Here is the best compilation list of layoffs. I'd like to believe it will remain, but the pick for layoffs isn't now.

Here's a rundown of some of the recently announced job cuts: (source: Reuters, with CNBC staff):

Citigroup [C 9.78 0.33 (+3.49%) ] is cutting at least 10,000 jobs in its investment bank and other divisions throughout the world, and CEO Vikram Pandit instructed budgets for employee compensation by at least 25 percent.

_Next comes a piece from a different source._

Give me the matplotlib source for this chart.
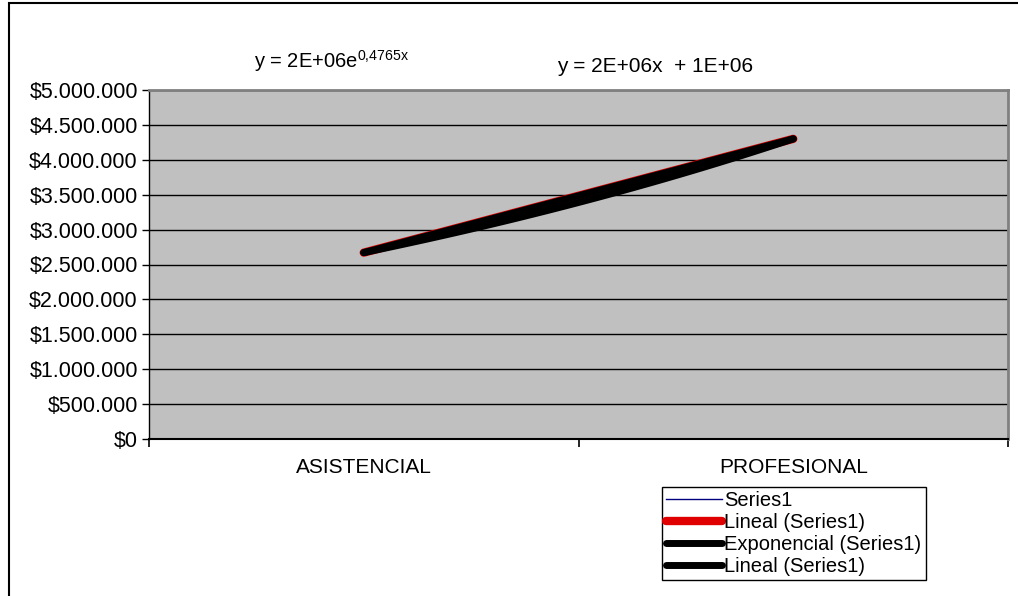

Sun Microsystems [JAVA 4.13 0.05 (+1.22%) ] plans to cut up to 6,000 jobs, or 18 percent of its global work force, as sales of high-end servers have collapsed.
BT Group [BT 18.79 -0.19 (-1%) ], the UK telecommunications firm, will cut 10,000 jobs, or 6.3% of its global work force, inthe first quarter of 2009.
Applied Materials [AMAT 10.46 -0.91 (-8.01%) ], the semiconductor-and-solar panel equipment maker, is slashing 1,800 jobs, the company annonnced after reporting four-quarter profits fell 45% on weak sales due to declining corporate technology spending.
Circuit City [CC 0.275 0.01 (+3.77%) ], which is filing for bankruptcy, is laying off about 17 percent of its domestic work force, which could affect up to 7,300 people.
Deutsche Post [AG 28.05 -0.65 (-2.26%) ], German mail and logistics company Deutsche Post will cut 9,500 jobs at its DHL unit in the U.S. and eliminate U.S.-only domestic express shipping.The new round of cuts, which will see the shedding of 7,000 in a single town, Wilmington, Ohio (pop. 12,00) that has been the hub of DHL's five-year effort to take on US rivals UPS and FedEx on their home turf, are on top of another 5,400 job cuts it already announced.
Nortel Networks [NT 0.62 -0.16 (-20.51%) ] plans to lay off 1,300 workers, nearly 5 percent of its workforce.
Motorola [MOT 4.20 -0.38 (-8.3%) ] posted a third-quarter net loss and revenue fell a steeper-than-expected 15 percent, as a result the telecom equipment maker will slash 3,000 jobs in a cost-cutting effort.
Ford [F 1.83 -0.07 (-3.68%) ] said it would cut 2,260 white-collar workers in North America.
General Motors [GM 3.04 0.09 (+3.05%) ], which previously said it would reduce salaried employment costs by 20 percent, will also cut another 1,900 salaried jobs on top of the 5,100 announced last summer. GM also said it is reducing some employee benefits, including 401 k contributions and other programs.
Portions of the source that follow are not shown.